In full and without alteration, give the listing again.

------

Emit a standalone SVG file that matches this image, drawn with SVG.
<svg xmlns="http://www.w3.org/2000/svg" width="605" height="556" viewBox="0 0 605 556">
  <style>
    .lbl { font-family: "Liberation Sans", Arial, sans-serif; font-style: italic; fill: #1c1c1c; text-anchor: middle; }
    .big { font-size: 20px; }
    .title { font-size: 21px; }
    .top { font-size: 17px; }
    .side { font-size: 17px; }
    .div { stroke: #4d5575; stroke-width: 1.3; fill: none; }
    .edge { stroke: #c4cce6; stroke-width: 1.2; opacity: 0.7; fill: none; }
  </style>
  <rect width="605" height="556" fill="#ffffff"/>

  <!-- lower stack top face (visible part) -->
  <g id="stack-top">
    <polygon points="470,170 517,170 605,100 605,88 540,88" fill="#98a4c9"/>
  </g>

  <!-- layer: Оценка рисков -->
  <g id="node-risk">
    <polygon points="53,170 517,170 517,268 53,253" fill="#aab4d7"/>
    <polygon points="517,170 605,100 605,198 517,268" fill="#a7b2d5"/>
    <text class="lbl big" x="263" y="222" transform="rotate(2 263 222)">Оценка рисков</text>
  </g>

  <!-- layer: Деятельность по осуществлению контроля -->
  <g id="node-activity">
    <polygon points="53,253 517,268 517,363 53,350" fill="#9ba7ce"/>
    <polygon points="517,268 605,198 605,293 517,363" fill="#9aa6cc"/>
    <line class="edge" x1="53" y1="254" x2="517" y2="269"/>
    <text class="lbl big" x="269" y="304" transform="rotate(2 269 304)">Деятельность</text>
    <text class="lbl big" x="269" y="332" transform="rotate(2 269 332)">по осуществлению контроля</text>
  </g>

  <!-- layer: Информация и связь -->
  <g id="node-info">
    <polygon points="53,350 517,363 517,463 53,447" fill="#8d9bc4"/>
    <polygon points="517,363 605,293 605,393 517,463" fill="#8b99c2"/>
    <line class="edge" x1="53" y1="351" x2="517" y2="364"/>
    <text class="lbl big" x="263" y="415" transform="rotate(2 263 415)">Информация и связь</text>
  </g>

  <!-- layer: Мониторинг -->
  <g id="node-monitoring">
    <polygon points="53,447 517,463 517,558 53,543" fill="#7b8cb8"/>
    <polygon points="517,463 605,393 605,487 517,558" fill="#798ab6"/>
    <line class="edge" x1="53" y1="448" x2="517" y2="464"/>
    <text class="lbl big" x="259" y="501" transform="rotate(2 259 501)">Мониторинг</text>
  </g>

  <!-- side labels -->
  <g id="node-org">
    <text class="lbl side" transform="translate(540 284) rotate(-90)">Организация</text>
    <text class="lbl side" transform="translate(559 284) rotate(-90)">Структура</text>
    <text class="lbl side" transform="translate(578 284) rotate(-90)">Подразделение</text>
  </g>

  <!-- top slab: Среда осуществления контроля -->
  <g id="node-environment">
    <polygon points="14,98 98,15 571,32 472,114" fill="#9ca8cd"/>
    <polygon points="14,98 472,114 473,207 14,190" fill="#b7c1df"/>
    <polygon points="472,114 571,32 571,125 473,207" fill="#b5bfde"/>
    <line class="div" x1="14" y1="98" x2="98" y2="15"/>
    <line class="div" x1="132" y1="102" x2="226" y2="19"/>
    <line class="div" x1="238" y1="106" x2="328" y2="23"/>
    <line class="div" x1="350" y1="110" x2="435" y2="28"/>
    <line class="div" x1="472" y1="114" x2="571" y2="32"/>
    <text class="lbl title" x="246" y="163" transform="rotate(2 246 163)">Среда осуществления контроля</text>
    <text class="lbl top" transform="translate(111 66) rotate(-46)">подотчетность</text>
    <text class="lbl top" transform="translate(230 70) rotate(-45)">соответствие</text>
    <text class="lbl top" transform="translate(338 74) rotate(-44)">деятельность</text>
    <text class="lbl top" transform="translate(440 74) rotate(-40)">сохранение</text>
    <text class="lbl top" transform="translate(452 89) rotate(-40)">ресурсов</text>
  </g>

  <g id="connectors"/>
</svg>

------

RIGHT ANSWER:
Emit a standalone SVG file that matches this image, drawn with SVG.
<svg xmlns="http://www.w3.org/2000/svg" width="605" height="556" viewBox="0 0 605 556">
  <style>
    .lbl { font-family: "Liberation Sans", Arial, sans-serif; font-style: italic; fill: #1c1c1c; text-anchor: middle; }
    .big { font-size: 20px; }
    .title { font-size: 21px; }
    .top { font-size: 17px; }
    .side { font-size: 17px; }
    .div { stroke: #4d5575; stroke-width: 1.3; fill: none; }
    .edge { stroke: #c4cce6; stroke-width: 1.2; opacity: 0.7; fill: none; }
  </style>
  <rect width="605" height="556" fill="#ffffff"/>

  <!-- lower stack top face (visible part) -->
  <g id="stack-top">
    <polygon points="470,170 517,170 605,100 605,88 540,88" fill="#98a4c9"/>
  </g>

  <!-- layer: Оценка рисков -->
  <g id="node-risk">
    <polygon points="53,170 517,170 517,268 53,253" fill="#aab4d7"/>
    <polygon points="517,170 605,100 605,198 517,268" fill="#a7b2d5"/>
    <text class="lbl big" x="263" y="222" transform="rotate(2 263 222)">Оценка рисков</text>
  </g>

  <!-- layer: Деятельность по осуществлению контроля -->
  <g id="node-activity">
    <polygon points="53,253 517,268 517,363 53,350" fill="#9ba7ce"/>
    <polygon points="517,268 605,198 605,293 517,363" fill="#9aa6cc"/>
    <line class="edge" x1="53" y1="254" x2="517" y2="269"/>
    <text class="lbl big" x="269" y="304" transform="rotate(2 269 304)">Деятельность</text>
    <text class="lbl big" x="269" y="332" transform="rotate(2 269 332)">по осуществлению контроля</text>
  </g>

  <!-- layer: Информация и связь -->
  <g id="node-info">
    <polygon points="53,350 517,363 517,463 53,447" fill="#8d9bc4"/>
    <polygon points="517,363 605,293 605,393 517,463" fill="#8b99c2"/>
    <line class="edge" x1="53" y1="351" x2="517" y2="364"/>
    <text class="lbl big" x="263" y="415" transform="rotate(2 263 415)">Информация и связь</text>
  </g>

  <!-- layer: Мониторинг -->
  <g id="node-monitoring">
    <polygon points="53,447 517,463 517,558 53,543" fill="#7b8cb8"/>
    <polygon points="517,463 605,393 605,487 517,558" fill="#798ab6"/>
    <line class="edge" x1="53" y1="448" x2="517" y2="464"/>
    <text class="lbl big" x="259" y="501" transform="rotate(2 259 501)">Мониторинг</text>
  </g>

  <!-- side labels -->
  <g id="node-org">
    <text class="lbl side" transform="translate(540 284) rotate(-90)">Организация</text>
    <text class="lbl side" transform="translate(559 284) rotate(-90)">Структура</text>
    <text class="lbl side" transform="translate(578 284) rotate(-90)">Подразделение</text>
  </g>

  <!-- top slab: Среда осуществления контроля -->
  <g id="node-environment">
    <polygon points="14,98 98,15 571,32 472,114" fill="#9ca8cd"/>
    <polygon points="14,98 472,114 473,207 14,190" fill="#b7c1df"/>
    <polygon points="472,114 571,32 571,125 473,207" fill="#b5bfde"/>
    <line class="div" x1="14" y1="98" x2="98" y2="15"/>
    <line class="div" x1="132" y1="102" x2="226" y2="19"/>
    <line class="div" x1="238" y1="106" x2="328" y2="23"/>
    <line class="div" x1="350" y1="110" x2="435" y2="28"/>
    <line class="div" x1="472" y1="114" x2="571" y2="32"/>
    <text class="lbl title" x="246" y="163" transform="rotate(2 246 163)">Среда осуществления контроля</text>
    <text class="lbl top" transform="translate(111 66) rotate(-46)">подотчетность</text>
    <text class="lbl top" transform="translate(230 70) rotate(-45)">соответствие</text>
    <text class="lbl top" transform="translate(338 74) rotate(-44)">деятельность</text>
    <text class="lbl top" transform="translate(440 74) rotate(-40)">сохранение</text>
    <text class="lbl top" transform="translate(452 89) rotate(-40)">ресурсов</text>
  </g>

  <g id="connectors"/>
</svg>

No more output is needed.